No longer just a 'white problem'
The opioid crisis had been traditionally portrayed as a "white problem", Prof Shover said.
Her study, however, revealed that African Americans were dying from a combination of fentanyl and other drug use at higher rates, across age groups and geographical lines.
For Rasheeda Watts-Pearson, an Ohio-based harm reduction specialist, the data reflected what she had seen in her region.
She had been doing outreach work with A1 Stigma Free, a grassroots organisation founded just eight months ago to tackle a notable rise of overdose deaths within the African-American community in Cincinnati.
As part of her work, Watts-Pearson frequently visited barbershops, bars and grocery stores to talk to people about the deadly impacts of fentanyl.

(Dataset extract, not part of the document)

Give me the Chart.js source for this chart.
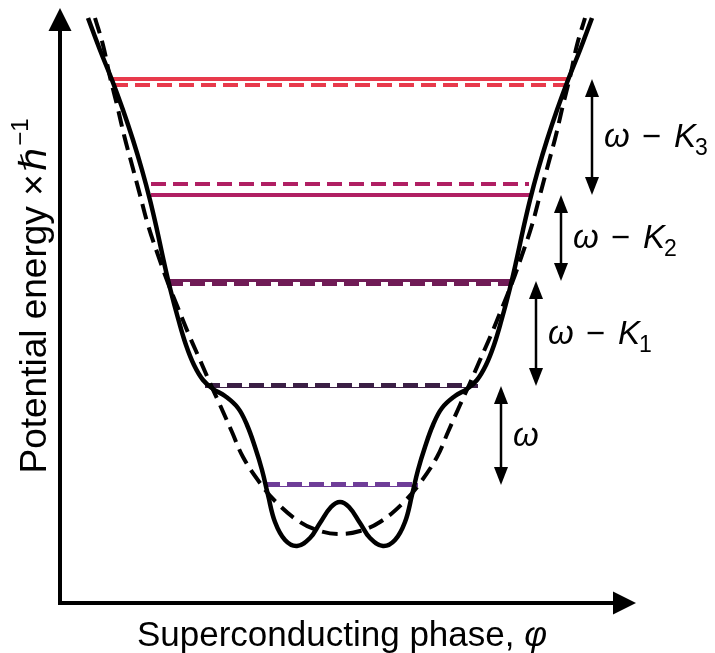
<!DOCTYPE html>
<html>
<head>
<meta charset="utf-8">
<script src="https://cdn.jsdelivr.net/npm/chart.js@4.4.1/dist/chart.umd.min.js"></script>
<style>
  html, body { margin: 0; padding: 0; background: #fff; }
  #wrap { width: 715px; height: 653px; position: relative; }
</style>
</head>
<body>
<div id="wrap"><canvas id="potentialChart"></canvas></div>
<script>
// Full potential (double well with shelves), phase vs energy
const phaseFull = [-2.52, -2.40, -2.28, -2.17, -2.07, -1.98, -1.90, -1.83, -1.765, -1.695, -1.615, -1.54, -1.46,
  -1.37, -1.27, -1.15, -1.02, -0.93, -0.85, -0.78, -0.72, -0.65, -0.55, -0.43, -0.30, -0.20, -0.09, 0,
  0.09, 0.20, 0.30, 0.43, 0.55, 0.65, 0.72, 0.78, 0.85, 0.93, 1.02, 1.15, 1.27, 1.37,
  1.46, 1.54, 1.615, 1.695, 1.765, 1.83, 1.90, 1.98, 2.07, 2.17, 2.28, 2.40, 2.52];
const energyFull = [5.85, 5.53, 5.23, 4.93, 4.63, 4.33, 4.03, 3.73, 3.43, 3.13, 2.83, 2.58, 2.38,
  2.23, 2.14, 2.07, 1.95, 1.78, 1.56, 1.33, 1.08, 0.81, 0.63, 0.57, 0.65, 0.80, 0.96, 1.01,
  0.96, 0.80, 0.65, 0.57, 0.63, 0.81, 1.08, 1.33, 1.56, 1.78, 1.95, 2.07, 2.14, 2.23,
  2.38, 2.58, 2.83, 3.13, 3.43, 3.73, 4.03, 4.33, 4.63, 4.93, 5.23, 5.53, 5.85];

// Approximate (dashed) potential
const phaseApprox = [-2.45, -2.37, -2.30, -2.23, -2.16, -2.08, -2.00, -1.92, -1.82, -1.72, -1.62, -1.51, -1.40,
  -1.30, -1.20, -1.08, -0.97, -0.80, -0.63, -0.40, -0.20, 0,
  0.20, 0.40, 0.63, 0.80, 0.97, 1.08, 1.20, 1.30, 1.40, 1.51, 1.62, 1.72, 1.82, 1.92, 2.00, 2.08, 2.16,
  2.23, 2.30, 2.37, 2.45];
const energyApprox = [5.85, 5.58, 5.26, 4.98, 4.68, 4.38, 4.08, 3.78, 3.48, 3.20, 2.95, 2.68, 2.43,
  2.20, 1.98, 1.71, 1.46, 1.20, 1.00, 0.81, 0.72, 0.69,
  0.72, 0.81, 1.00, 1.20, 1.46, 1.71, 1.98, 2.20, 2.43, 2.68, 2.95, 3.20, 3.48, 3.78, 4.08, 4.38, 4.68,
  4.98, 5.26, 5.58, 5.85];

// Energy levels: solid = full potential, dashed = approximation
const levelColors = ['#6f3d98', '#3b1f45', '#701b56', '#b01f63', '#e83a4c'];
const levelSolidE = [1.18, 2.17, 3.22, 4.08, 5.24];
const levelDashedE = [1.19, 2.18, 3.19, 4.19, 5.18];
const levelFrom = [-0.75, -1.35, -1.72, -1.89, -2.27];
const levelTo = [0.78, 1.38, 1.72, 1.92, 2.28];

// Level spacing arrows and their labels
const gapLabels = ['ω', 'ω − K1', 'ω − K2', 'ω − K3'];
const gapPhase = [1.61, 1.96, 2.21, 2.52];

const xTitle = 'Superconducting phase, ';
const yTitle = 'Potential energy ×';

const FONT = '"Liberation Sans", Arial, Helvetica, sans-serif';

function pts(xs, ys) {
  return xs.map((x, i) => ({ x: x, y: ys[i] }));
}

const datasets = [];
datasets.push({
  data: pts(phaseFull, energyFull),
  borderColor: '#000', borderWidth: 4.5,
  tension: 0.4, order: 0
});
datasets.push({
  data: pts(phaseApprox, energyApprox),
  borderColor: '#000', borderWidth: 4, borderDash: [16, 8],
  tension: 0.4, order: 1
});
levelColors.forEach((c, i) => {
  const dashedPts = [{ x: levelFrom[i], y: levelDashedE[i] }, { x: levelTo[i] - 0.03, y: levelDashedE[i] }];
  datasets.push({
    data: dashedPts, borderColor: c, borderWidth: 4, borderDash: [15, 7], order: 2
  });
  datasets.push({
    data: dashedPts, borderColor: '#fff', borderWidth: 4, order: 3
  });
  datasets.push({
    data: [{ x: levelFrom[i], y: levelSolidE[i] }, { x: levelTo[i], y: levelSolidE[i] }],
    borderColor: c, borderWidth: 4, order: 4
  });
});

function arrowHead(ctx, x, y, dir, len, half) {
  // dir: -1 pointing up, 1 pointing down, 2 pointing right
  ctx.beginPath();
  if (dir === 2) {
    ctx.moveTo(x, y);
    ctx.lineTo(x - len, y - half);
    ctx.lineTo(x - len, y + half);
  } else {
    ctx.moveTo(x, y);
    ctx.lineTo(x - half, y - dir * len);
    ctx.lineTo(x + half, y - dir * len);
  }
  ctx.closePath();
  ctx.fill();
}

const decorations = {
  id: 'decorations',
  afterDatasetsDraw(chart) {
    const ctx = chart.ctx;
    const area = chart.chartArea;
    const xs = chart.scales.x, ys = chart.scales.y;
    ctx.save();
    ctx.fillStyle = '#000';
    ctx.strokeStyle = '#000';

    // axes with arrow heads
    ctx.lineWidth = 4;
    ctx.beginPath();
    ctx.moveTo(area.left, area.top + 16);
    ctx.lineTo(area.left, area.bottom);
    ctx.lineTo(area.right - 16, area.bottom);
    ctx.stroke();
    arrowHead(ctx, area.left, area.top, -1, 23, 11.5);
    arrowHead(ctx, area.right, area.bottom, 2, 23, 11.5);

    // double arrows between consecutive solid levels
    ctx.lineWidth = 2.5;
    gapLabels.forEach((lab, i) => {
      const x = xs.getPixelForValue(gapPhase[i]);
      const yLo = ys.getPixelForValue(levelSolidE[i]);
      const yHi = ys.getPixelForValue(levelSolidE[i + 1]);
      ctx.beginPath();
      ctx.moveTo(x, yHi + 12);
      ctx.lineTo(x, yLo - 12);
      ctx.stroke();
      arrowHead(ctx, x, yHi, -1, 18, 7);
      arrowHead(ctx, x, yLo, 1, 18, 7);

      // label: italic omega / K, upright minus and subscript
      let tx = x + 12;
      const ty = (yLo + yHi) / 2 + 10;
      ctx.textBaseline = 'alphabetic';
      ctx.textAlign = 'left';
      ctx.font = 'italic 33px ' + FONT;
      ctx.fillText('ω', tx, ty);
      tx += ctx.measureText('ω').width;
      if (i > 0) {
        ctx.font = '33px ' + FONT;
        tx += 12;
        ctx.fillText('−', tx, ty);
        tx += ctx.measureText('−').width + 13;
        ctx.font = 'italic 33px ' + FONT;
        ctx.fillText('K', tx, ty);
        tx += ctx.measureText('K').width - 1;
        ctx.font = '23px ' + FONT;
        ctx.fillText(String(i), tx, ty + 8);
      }
    });

    // x axis title
    ctx.font = '35px ' + FONT;
    const w1 = ctx.measureText(xTitle).width;
    ctx.font = 'italic 35px ' + FONT;
    const w2 = ctx.measureText('φ').width;
    let sx = (area.left + area.right) / 2 - 6 - (w1 + w2) / 2;
    ctx.font = '35px ' + FONT;
    ctx.fillText(xTitle, sx, area.bottom + 43);
    ctx.font = 'italic 35px ' + FONT;
    ctx.fillText('φ', sx + w1, area.bottom + 43);

    // y axis title, rotated
    ctx.translate(46, 296);
    ctx.rotate(-Math.PI / 2);
    ctx.font = '37px ' + FONT;
    const a = ctx.measureText(yTitle).width + 3;
    ctx.font = 'italic 37px "DejaVu Sans", ' + FONT;
    const b = ctx.measureText('ℏ').width + 2;
    ctx.font = '24px ' + FONT;
    const c = ctx.measureText('−1').width;
    let px = -(a + b + c) / 2;
    ctx.font = '37px ' + FONT;
    ctx.fillText(yTitle, px, 0);
    px += a;
    ctx.font = 'italic 37px "DejaVu Sans", ' + FONT;
    ctx.fillText('ℏ', px, 0);
    px += b;
    ctx.font = '24px ' + FONT;
    ctx.fillText('−1', px, -18);
    ctx.restore();
  }
};

new Chart(document.getElementById('potentialChart'), {
  type: 'line',
  data: { datasets: datasets },
  options: {
    responsive: true,
    maintainAspectRatio: false,
    animation: false,
    parsing: false,
    layout: { padding: { left: 60, right: 79, top: 8, bottom: 50 } },
    elements: { point: { radius: 0 }, line: { borderCapStyle: 'butt' } },
    scales: {
      x: { type: 'linear', min: -2.8, max: 2.96, display: false },
      y: { type: 'linear', min: 0, max: 5.95, display: false }
    },
    plugins: { legend: { display: false }, tooltip: { enabled: false } }
  },
  plugins: [decorations]
});
</script>
</body>
</html>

She said she does this because of a lack of awareness, driven partly by historic healthcare disparities experienced by racial and ethnic minority groups.
Even marketing campaigns made to bring awareness to the opioid crisis had not included the experience of black Americans, she said.
"I can drive down Avondale right now, there is a billboard that says 'Opioid Crisis', but there's two white people on that billboard," Watts-Pearson said.
A big blind spot for her community had been fentanyl-laced street drugs, she said, which led to people unknowingly using the deadly, synthetic opioid, and developing a dependency to it.
"The coroner's office is seeing people overdose and die off of cocaine, off of crack, off of pills, with traces of fentanyl," she said.
"It has been infiltrated in the black community now, and not enough people are talking about it."
A fourth wave
The lethal use of fentanyl in combination with other drugs marked the "fourth wave" of the overdose crisis in the US, researchers have said.
And experts like Prof Shover cautioned that treatment options in the US for substance use had not kept up.
"Our treatment system for substance use disorder is often focused on one drug at a time," Prof Shover said. "But the reality is, many people who use drugs use more than one kind of drug."
To keep her son's memory alive, Blake has been outspoken about her loss and helped other families go through their grief of losing a loved one to an overdose.
"Everyone has a story, and for a parent who has lost a child, that is forever," she said.
Her son had been enrolled in treatment a few times during his battle with substance use disorder.
The experience taught Blake that care options varied from state to state, and in many cases, what was available was not enough.
"Ideally, I think we would see something where people would get treatment rapidly, whenever they want it, and long-term," she said.
Blake also raised the idea of overdose prevention sites, where people could use drugs safely and under supervision.
Those sites were widely available in Canada - which has its own fentanyl crisis - but only two sanctioned sites exist in the US.
Above all, Blake called for compassion and understanding for those struggling with substance use.
"Most people I talk to, their kids did not want to die," she said.